-- Provided material start --

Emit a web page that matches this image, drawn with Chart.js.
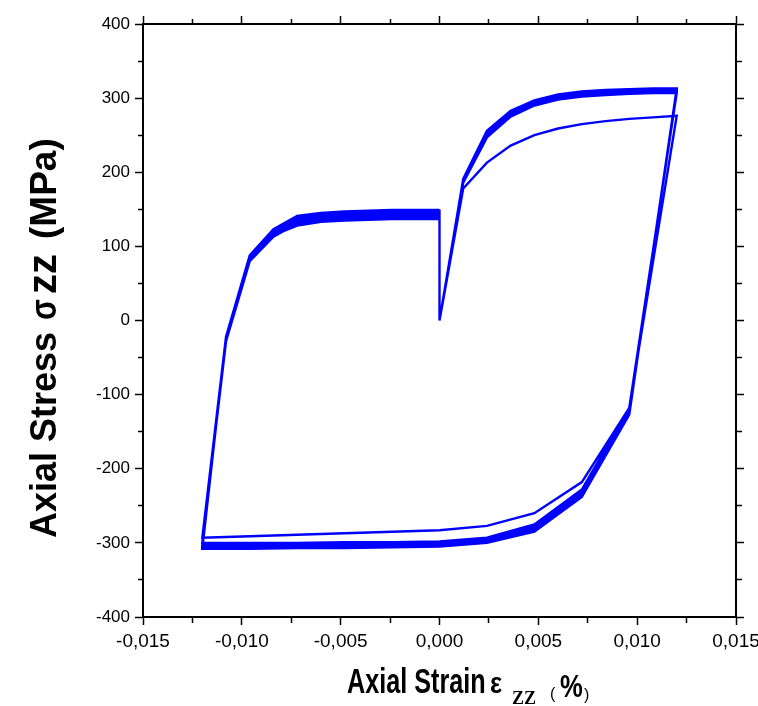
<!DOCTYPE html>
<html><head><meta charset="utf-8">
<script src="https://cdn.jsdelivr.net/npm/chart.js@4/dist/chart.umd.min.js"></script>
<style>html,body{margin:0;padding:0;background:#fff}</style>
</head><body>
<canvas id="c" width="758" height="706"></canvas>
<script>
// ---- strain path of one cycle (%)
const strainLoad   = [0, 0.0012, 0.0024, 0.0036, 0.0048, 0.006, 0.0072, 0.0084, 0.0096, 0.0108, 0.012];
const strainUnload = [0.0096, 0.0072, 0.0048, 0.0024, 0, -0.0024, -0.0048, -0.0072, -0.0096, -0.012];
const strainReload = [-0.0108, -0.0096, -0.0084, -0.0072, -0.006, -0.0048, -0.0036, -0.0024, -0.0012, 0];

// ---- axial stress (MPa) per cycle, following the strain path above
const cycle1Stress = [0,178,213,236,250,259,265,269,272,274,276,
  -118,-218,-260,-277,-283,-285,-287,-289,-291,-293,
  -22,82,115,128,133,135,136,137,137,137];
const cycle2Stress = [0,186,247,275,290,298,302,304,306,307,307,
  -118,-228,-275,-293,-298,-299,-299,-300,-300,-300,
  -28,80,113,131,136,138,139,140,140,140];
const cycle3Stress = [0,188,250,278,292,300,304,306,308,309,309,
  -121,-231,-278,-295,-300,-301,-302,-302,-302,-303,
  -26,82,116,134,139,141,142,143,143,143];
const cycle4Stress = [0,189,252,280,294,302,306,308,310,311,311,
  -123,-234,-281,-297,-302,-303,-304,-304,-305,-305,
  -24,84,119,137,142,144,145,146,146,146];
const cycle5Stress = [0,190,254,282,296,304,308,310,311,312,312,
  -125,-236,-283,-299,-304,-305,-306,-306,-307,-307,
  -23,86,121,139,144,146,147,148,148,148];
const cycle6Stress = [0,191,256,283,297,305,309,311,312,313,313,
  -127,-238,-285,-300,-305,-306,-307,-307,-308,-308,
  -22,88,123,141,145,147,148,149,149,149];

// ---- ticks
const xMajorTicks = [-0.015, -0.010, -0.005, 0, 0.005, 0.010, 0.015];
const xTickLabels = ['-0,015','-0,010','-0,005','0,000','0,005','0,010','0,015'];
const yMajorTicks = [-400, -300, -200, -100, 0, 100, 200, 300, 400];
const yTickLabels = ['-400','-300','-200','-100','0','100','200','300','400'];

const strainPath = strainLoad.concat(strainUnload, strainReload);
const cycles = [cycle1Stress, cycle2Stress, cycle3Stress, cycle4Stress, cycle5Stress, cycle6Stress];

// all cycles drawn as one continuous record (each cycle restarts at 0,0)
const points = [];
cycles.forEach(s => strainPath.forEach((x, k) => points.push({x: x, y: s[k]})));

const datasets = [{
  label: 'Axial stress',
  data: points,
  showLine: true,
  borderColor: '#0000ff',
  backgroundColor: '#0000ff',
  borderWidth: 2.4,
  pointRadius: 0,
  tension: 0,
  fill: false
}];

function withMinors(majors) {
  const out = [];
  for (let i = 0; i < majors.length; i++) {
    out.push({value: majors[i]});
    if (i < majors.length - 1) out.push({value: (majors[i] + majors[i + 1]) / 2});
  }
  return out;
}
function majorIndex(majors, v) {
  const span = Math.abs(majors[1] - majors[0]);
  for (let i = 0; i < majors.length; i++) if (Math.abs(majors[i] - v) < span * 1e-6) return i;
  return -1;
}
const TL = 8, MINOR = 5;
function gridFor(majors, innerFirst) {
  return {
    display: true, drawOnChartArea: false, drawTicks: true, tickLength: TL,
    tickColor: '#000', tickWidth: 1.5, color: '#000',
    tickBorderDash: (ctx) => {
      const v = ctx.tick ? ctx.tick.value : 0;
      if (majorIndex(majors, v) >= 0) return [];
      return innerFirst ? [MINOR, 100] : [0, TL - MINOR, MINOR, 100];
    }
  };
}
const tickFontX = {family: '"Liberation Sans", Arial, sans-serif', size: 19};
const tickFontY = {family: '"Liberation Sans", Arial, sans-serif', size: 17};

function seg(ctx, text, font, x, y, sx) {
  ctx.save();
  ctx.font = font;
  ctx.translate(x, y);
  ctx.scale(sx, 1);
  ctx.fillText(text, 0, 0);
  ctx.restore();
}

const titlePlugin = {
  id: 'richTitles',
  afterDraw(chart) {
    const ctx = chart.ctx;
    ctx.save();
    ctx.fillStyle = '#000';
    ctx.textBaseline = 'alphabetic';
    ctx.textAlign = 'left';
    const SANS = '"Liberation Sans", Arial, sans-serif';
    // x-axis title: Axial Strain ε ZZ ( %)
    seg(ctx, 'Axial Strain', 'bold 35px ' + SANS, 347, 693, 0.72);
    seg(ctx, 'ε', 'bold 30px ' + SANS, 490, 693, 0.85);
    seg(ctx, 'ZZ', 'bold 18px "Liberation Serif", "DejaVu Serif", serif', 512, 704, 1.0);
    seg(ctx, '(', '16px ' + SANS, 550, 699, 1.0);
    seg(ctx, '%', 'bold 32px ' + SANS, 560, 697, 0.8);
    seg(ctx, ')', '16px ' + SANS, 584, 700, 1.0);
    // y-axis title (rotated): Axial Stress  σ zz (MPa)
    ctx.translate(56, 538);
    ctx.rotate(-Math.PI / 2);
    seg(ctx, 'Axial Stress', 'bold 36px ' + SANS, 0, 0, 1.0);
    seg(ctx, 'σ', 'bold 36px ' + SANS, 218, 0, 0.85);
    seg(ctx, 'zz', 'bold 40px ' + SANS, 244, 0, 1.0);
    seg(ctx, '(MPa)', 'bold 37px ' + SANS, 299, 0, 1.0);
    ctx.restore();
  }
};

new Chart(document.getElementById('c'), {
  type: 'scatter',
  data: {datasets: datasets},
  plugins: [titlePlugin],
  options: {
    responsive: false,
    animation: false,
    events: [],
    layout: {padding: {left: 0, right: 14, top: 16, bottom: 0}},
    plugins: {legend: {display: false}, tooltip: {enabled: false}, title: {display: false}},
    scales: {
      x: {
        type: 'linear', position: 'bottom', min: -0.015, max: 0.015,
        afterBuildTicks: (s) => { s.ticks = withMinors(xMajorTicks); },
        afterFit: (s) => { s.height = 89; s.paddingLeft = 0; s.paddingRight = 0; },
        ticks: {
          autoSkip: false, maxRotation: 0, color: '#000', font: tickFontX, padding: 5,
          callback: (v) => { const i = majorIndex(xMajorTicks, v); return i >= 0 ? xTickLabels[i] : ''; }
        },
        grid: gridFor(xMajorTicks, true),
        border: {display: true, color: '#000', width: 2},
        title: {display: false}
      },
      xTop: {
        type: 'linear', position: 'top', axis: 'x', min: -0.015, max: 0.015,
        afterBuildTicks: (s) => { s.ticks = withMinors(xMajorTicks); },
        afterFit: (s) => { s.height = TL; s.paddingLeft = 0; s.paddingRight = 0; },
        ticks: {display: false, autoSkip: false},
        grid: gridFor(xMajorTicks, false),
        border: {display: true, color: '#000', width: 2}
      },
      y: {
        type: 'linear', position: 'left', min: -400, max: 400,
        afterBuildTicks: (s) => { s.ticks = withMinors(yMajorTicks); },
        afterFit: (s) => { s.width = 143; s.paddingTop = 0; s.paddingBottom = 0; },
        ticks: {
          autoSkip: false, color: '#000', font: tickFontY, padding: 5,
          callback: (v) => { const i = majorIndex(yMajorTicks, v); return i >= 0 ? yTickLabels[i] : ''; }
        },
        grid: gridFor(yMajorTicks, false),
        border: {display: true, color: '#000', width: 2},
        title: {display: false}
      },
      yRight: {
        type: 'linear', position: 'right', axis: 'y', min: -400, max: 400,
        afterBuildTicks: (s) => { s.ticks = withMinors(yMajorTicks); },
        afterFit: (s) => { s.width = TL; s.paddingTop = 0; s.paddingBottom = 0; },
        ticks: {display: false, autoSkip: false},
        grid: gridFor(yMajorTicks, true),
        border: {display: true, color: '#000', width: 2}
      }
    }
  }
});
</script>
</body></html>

-- Provided material end --

Work to complete -> Write out an exact copy of the listing, first line through the line containing "-0.0024, -0.0012, 0];", with the pictures left out.

Final result ->
Emit a web page that matches this image, drawn with Chart.js.
<!DOCTYPE html>
<html><head><meta charset="utf-8">
<script src="https://cdn.jsdelivr.net/npm/chart.js@4/dist/chart.umd.min.js"></script>
<style>html,body{margin:0;padding:0;background:#fff}</style>
</head><body>
<canvas id="c" width="758" height="706"></canvas>
<script>
// ---- strain path of one cycle (%)
const strainLoad   = [0, 0.0012, 0.0024, 0.0036, 0.0048, 0.006, 0.0072, 0.0084, 0.0096, 0.0108, 0.012];
const strainUnload = [0.0096, 0.0072, 0.0048, 0.0024, 0, -0.0024, -0.0048, -0.0072, -0.0096, -0.012];
const strainReload = [-0.0108, -0.0096, -0.0084, -0.0072, -0.006, -0.0048, -0.0036, -0.0024, -0.0012, 0];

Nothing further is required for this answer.